Question

A projectile is projected from point 'O' inside a vertical triangle ABC with base angles 30° and 60°. Projectile is projected in such a way that it touches at points P and Q of triangle as shown in figure. Take horizontal speed of projectile as $\sqrt{3}m/s$.

The velocity at point 'P' is

• A. 1 m/s
• B. 2 m/s
• C. 3 m/s
• D. 4 m/s

Answer 1

Answer: (B)

2 m/s

Answer 2

The problem asks for the velocity of the projectile at point P.

1. Understand the projectile motion properties:

   • The horizontal component of the projectile's velocity ($v_x$) remains constant throughout the motion because there is no horizontal acceleration (neglecting air resistance). We are given $v_x = \sqrt{3} \text{ m/s}$.
   • At any point on the trajectory, the velocity vector is tangent to the path.

2. Analyze the velocity at point P:

   • Point P is where the projectile's path touches the side AB of the triangle. This means the side AB is tangent to the projectile's trajectory at P.
   • The angle that side AB makes with the horizontal base AC is given as 30°. Therefore, the velocity vector at point P makes an angle of 30° with the horizontal.
   • Let the velocity at P be $\vec{v}_P$. Its horizontal component is $v_{xP}$ and its vertical component is $v_{yP}$.

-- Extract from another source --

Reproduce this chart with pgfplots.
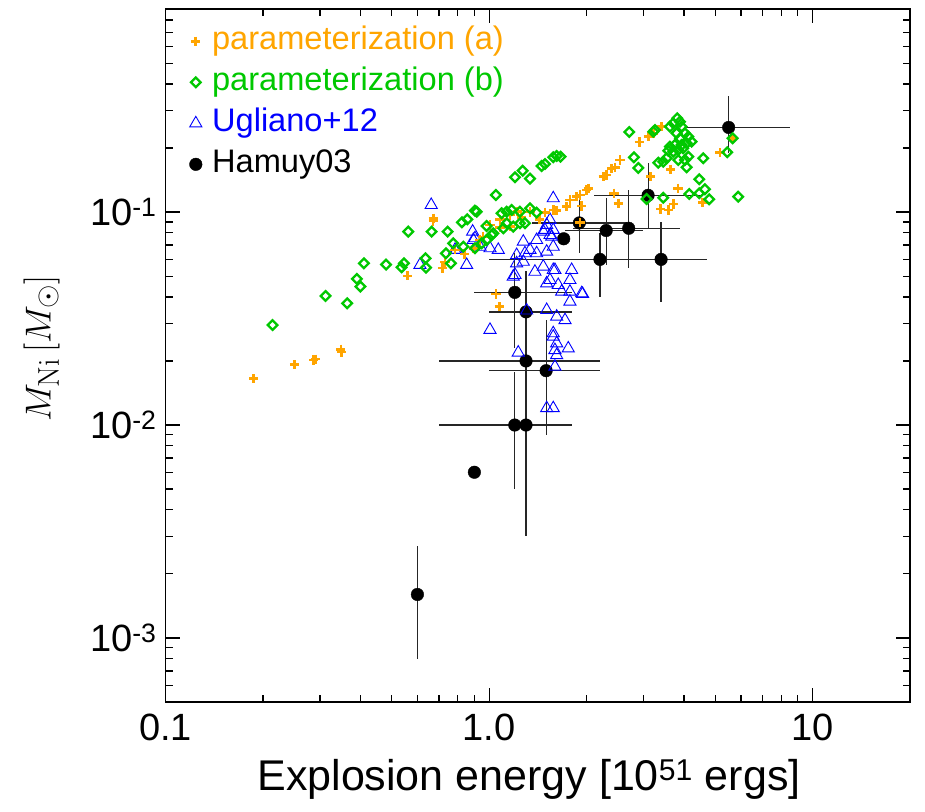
\documentclass[border=0pt]{standalone}
\usepackage[no-math]{fontspec}
\setmainfont{Liberation Sans}
\usepackage{pgfplots}
\usepackage{pgfplotstable}
\pgfplotsset{compat=1.18}
\definecolor{porange}{RGB}{255,165,0}
\definecolor{pgreen}{RGB}{0,200,0}
\definecolor{pblue}{RGB}{0,0,255}

\pgfplotstableread{
x y
0.187 0.0165
0.250 0.0192
0.287 0.0202
0.291 0.0204
0.349 0.0220
0.348 0.0227
0.560 0.0502
0.672 0.0936
0.671 0.0909
0.717 0.0547
0.839 0.0636
0.893 0.0677
1.050 0.0413
1.075 0.0360
1.080 0.0926
1.006 0.0871
1.160 0.0970
1.221 0.1005
1.260 0.0946
1.578 0.1024
1.617 0.1016
1.736 0.1061
1.777 0.1141
1.864 0.1182
1.909 0.1204
2.001 0.1271
2.025 0.1295
1.932 0.1069
2.253 0.1468
2.308 0.1495
2.391 0.1608
2.448 0.1625
2.537 0.1758
2.911 0.2136
3.103 0.2262
3.217 0.2348
3.414 0.2521
2.431 0.1227
2.507 0.1101
1.909 0.0892
3.157 0.1468
3.640 0.1590
3.834 0.1295
3.390 0.1035
3.578 0.1024
3.709 0.1093
4.571 0.1108
5.170 0.1903
5.657 0.2223
0.730 0.0583
0.784 0.0665
0.937 0.0740
1.337 0.1002
1.488 0.0998
1.434 0.0925
0.957 0.0765
1.080 0.0845
1.160 0.0855
}\paramA

\pgfplotstableread{
x y
0.214 0.0295
0.312 0.0404
0.364 0.0373
0.390 0.0486
0.400 0.0447
0.410 0.0575
0.480 0.0567
0.536 0.0551
0.545 0.0575
0.562 0.0810
0.636 0.0607
0.638 0.0549
0.664 0.0810
0.744 0.0810
0.735 0.0641
0.762 0.0575
0.774 0.0714
0.824 0.0896
0.856 0.0926
0.832 0.0688
0.904 0.1016
0.915 0.1005
0.904 0.0677
0.948 0.0714
0.982 0.0740
1.018 0.0781
1.030 0.0796
1.049 0.1204
1.093 0.0988
1.133 0.1005
1.174 0.1024
1.245 0.1005
1.337 0.1043
1.402 0.0995
1.106 0.0840
1.133 0.0887
1.187 0.0855
1.245 0.0887
1.290 0.0887
1.202 0.1458
1.269 0.1566
1.337 0.1437
1.453 0.1647
1.488 0.1684
1.578 0.1810
1.617 0.1836
1.663 0.1822
2.711 0.2380
2.803 0.1810
2.891 0.1613
3.217 0.2387
3.256 0.2431
3.333 0.1707
3.453 0.1725
3.537 0.1791
3.068 0.1153
3.453 0.1169
3.622 0.2521
3.709 0.2615
3.815 0.2761
3.889 0.2661
3.936 0.2521
3.798 0.2348
3.889 0.2224
4.030 0.2348
4.126 0.2262
4.227 0.2144
4.079 0.2106
3.936 0.2068
3.753 0.2068
3.622 0.2030
3.578 0.1944
3.709 0.1923
3.842 0.1958
3.981 0.1995
4.126 0.1822
4.030 0.1758
3.842 0.1758
4.079 0.1625
4.589 0.1791
4.462 0.1427
4.155 0.1217
4.462 0.1227
4.643 0.1281
4.790 0.1149
5.445 0.1911
5.657 0.2223
5.888 0.1182
0.982 0.0861
}\paramB

\pgfplotstableread{
x y
0.662 0.1081
0.611 0.0565
0.784 0.0665
0.852 0.0565
0.889 0.0810
0.904 0.0754
0.793 0.0665
0.937 0.0688
1.006 0.0677
1.067 0.0665
0.893 0.0740
1.006 0.0280
1.187 0.0498
1.216 0.0629
1.275 0.0727
1.290 0.0641
1.337 0.0665
1.402 0.0641
1.385 0.0525
1.506 0.0652
1.578 0.0688
1.488 0.0825
1.542 0.0919
1.561 0.0767
1.578 0.1162
1.597 0.0535
1.542 0.0480
1.799 0.0535
1.777 0.0480
1.635 0.0455
1.675 0.0423
1.777 0.0423
1.932 0.0416
1.506 0.0347
1.617 0.0323
1.716 0.0311
1.578 0.0270
1.470 0.0555
1.216 0.0575
1.275 0.0585
1.202 0.0507
1.506 0.0463
1.578 0.0535
1.777 0.0380
1.306 0.0345
1.230 0.0219
1.578 0.0260
1.617 0.0242
1.597 0.0225
1.617 0.0213
1.597 0.0188
1.756 0.0229
1.506 0.0120
1.578 0.0120
1.470 0.0810
1.506 0.0871
1.542 0.0781
1.578 0.0825
1.402 0.0740
1.945 0.0413
}\ugliano

\pgfplotstableread{
x y xp xm yp ym
0.6 0.0016 0 0 0.0011 0.0008
0.9 0.006 0 0 0 0
1.2 0.042 0.6 0.3 0.022 0.019
1.3 0.034 0.5 0.3 0.019 0.019
1.3 0.020 0.9 0.6 0.012 0.009
1.5 0.018 0.7 0.5 0.013 0.009
1.2 0.010 0.6 0.5 0.0078 0.005
1.3 0.010 0.4 0.4 0.007 0.007
1.7 0.075 0 0 0 0
1.9 0.089 0.76 0.54 0.029 0.025
2.3 0.082 0.69 0.58 0.034 0.0255
2.7 0.084 1.19 0.88 0.043 0.0295
2.2 0.060 1.2 1.2 0.020 0.020
3.4 0.060 1.3 1.3 0.030 0.022
3.1 0.12 1.49 0.99 0.05 0.036
5.5 0.25 3.01 1.47 0.10 0.06
}\hamuy

\begin{document}
\begin{tikzpicture}
\path[use as bounding box] (-165.7pt,-109pt) rectangle (759.3pt,702pt);
\begin{axis}[
  scale only axis, width=744.3pt, height=693pt,
  xmode=log, ymode=log,
  xmin=0.1, xmax=20, ymin=5e-4, ymax=0.9,
  axis line style={line width=1.3pt},
  every tick/.style={line width=1.3pt, black},
  major tick length=14pt, minor tick length=7pt,
  tick align=inside,
  xtick={0.1,1,10}, xticklabels={0.1,1.0,10},
  minor xtick={0.2,0.3,0.4,0.5,0.6,0.7,0.8,0.9,2,3,4,5,6,7,8,9,20},
  ytick={0.001,0.01,0.1},
  yticklabels={10\textsuperscript{-3},10\textsuperscript{-2},10\textsuperscript{-1}},
  minor ytick={6e-4,7e-4,8e-4,9e-4,0.002,0.003,0.004,0.005,0.006,0.007,0.008,0.009,0.02,0.03,0.04,0.05,0.06,0.07,0.08,0.09,0.2,0.3,0.4,0.5,0.6,0.7,0.8},
  xticklabel style={font=\fontsize{38}{40}\selectfont, anchor=base, inner sep=0pt, yshift=-38pt},
  yticklabel style={font=\fontsize{38}{40}\selectfont, anchor=base east, inner sep=0pt, yshift=-13.6pt, xshift=-9pt},
  xlabel={Explosion energy [10\textsuperscript{51} ergs]},
  xlabel style={font=\fontsize{43}{46}\selectfont, at={(axis description cs:0.488,-0.127)}, anchor=base, inner sep=0pt},
  ylabel={$M_{\mathrm{Ni}}\,[M_\odot]$},
  ylabel style={font=\fontsize{24.88}{28}\selectfont, scale=1.45, at={(axis description cs:-0.1666,0.51)}, anchor=center, inner sep=0pt},
  legend style={draw=none, fill=none, at={(axis description cs:0.032,0.975)}, anchor=north west,
    font=\fontsize{32.6}{35}\selectfont, inner sep=0pt, outer sep=0pt, row sep=11pt, column sep=10pt,
    nodes={inner sep=0pt, text height=23pt, text depth=7pt}},
  legend cell align=left,
]
% legend entries
\addlegendimage{only marks, mark=+, mark size=4.6pt, line width=2.7pt, color=porange}
\addlegendentry{\textcolor{porange}{parameterization (a)}}
\addlegendimage{only marks, mark=square, mark size=3.4pt, line width=2.3pt, color=pgreen, mark options={rotate=45}}
\addlegendentry{\textcolor{pgreen}{parameterization (b)}}
\addlegendimage{only marks, mark=triangle, mark size=7pt, line width=0.9pt, color=pblue}
\addlegendentry{\textcolor{pblue}{Ugliano+12}}
\addlegendimage{only marks, mark=*, mark size=6.3pt, color=black}
\addlegendentry{Hamuy03}

% Hamuy03 with error bars
\addplot[only marks, mark=*, mark size=6.3pt, color=black, forget plot,
  error bars/.cd, x dir=both, x explicit, y dir=both, y explicit,
  error mark=none, error bar style={line width=1.2pt, black!85}]
  table[x=x, y=y, x error plus=xp, x error minus=xm, y error plus=yp, y error minus=ym] {\hamuy};
% Ugliano+12
\addplot[only marks, mark=triangle, mark size=7pt, line width=0.9pt, color=pblue, forget plot]
  table[x=x, y=y] {\ugliano};
% parameterization (a)
\addplot[only marks, mark=+, mark size=4.6pt, line width=2.7pt, color=porange, forget plot]
  table[x=x, y=y] {\paramA};
% parameterization (b)
\addplot[only marks, mark=square, mark size=3.4pt, line width=2.3pt, color=pgreen, mark options={rotate=45}, forget plot]
  table[x=x, y=y] {\paramB};
\end{axis}
\end{tikzpicture}
\end{document}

3. Calculate the components of velocity at P:

   • Horizontal component: $v_{xP} = v_x = \sqrt{3} \text{ m/s}$.
   • Vertical component: The tangent of the angle the velocity vector makes with the horizontal is the ratio of the vertical component to the horizontal component. $\tan(30^\circ) = \frac{v_{yP}}{v_{xP}}$ We know $\tan(30^\circ) = \frac{1}{\sqrt{3}}$. So, $\frac{1}{\sqrt{3}} = \frac{v_{yP}}{\sqrt{3} \text{ m/s}}$. Solving for $v_{yP}$: $v_{yP} = \sqrt{3} \times \frac{1}{\sqrt{3}} = 1 \text{ m/s}$.

4. Determine the velocity at P:

   The velocity at point P can be expressed as a vector: $\vec{v}_P = v_{xP} \hat{i} + v_{yP} \hat{j} = \sqrt{3} \hat{i} + 1 \hat{j} \text{ m/s}$.

   The magnitude of the velocity at P (speed at P) is: $v_P = \sqrt{v_{xP}^2 + v_{yP}^2}$ $v_P = \sqrt{(\sqrt{3})^2 + (1)^2}$ $v_P = \sqrt{3 + 1}$ $v_P = \sqrt{4}$ $v_P = 2 \text{ m/s}$.

   The direction of the velocity at P is 30° above the horizontal.

Since the question asks for "The velocity at point 'P'" without specifying "speed" or "components", it typically implies the magnitude of the velocity in such contexts.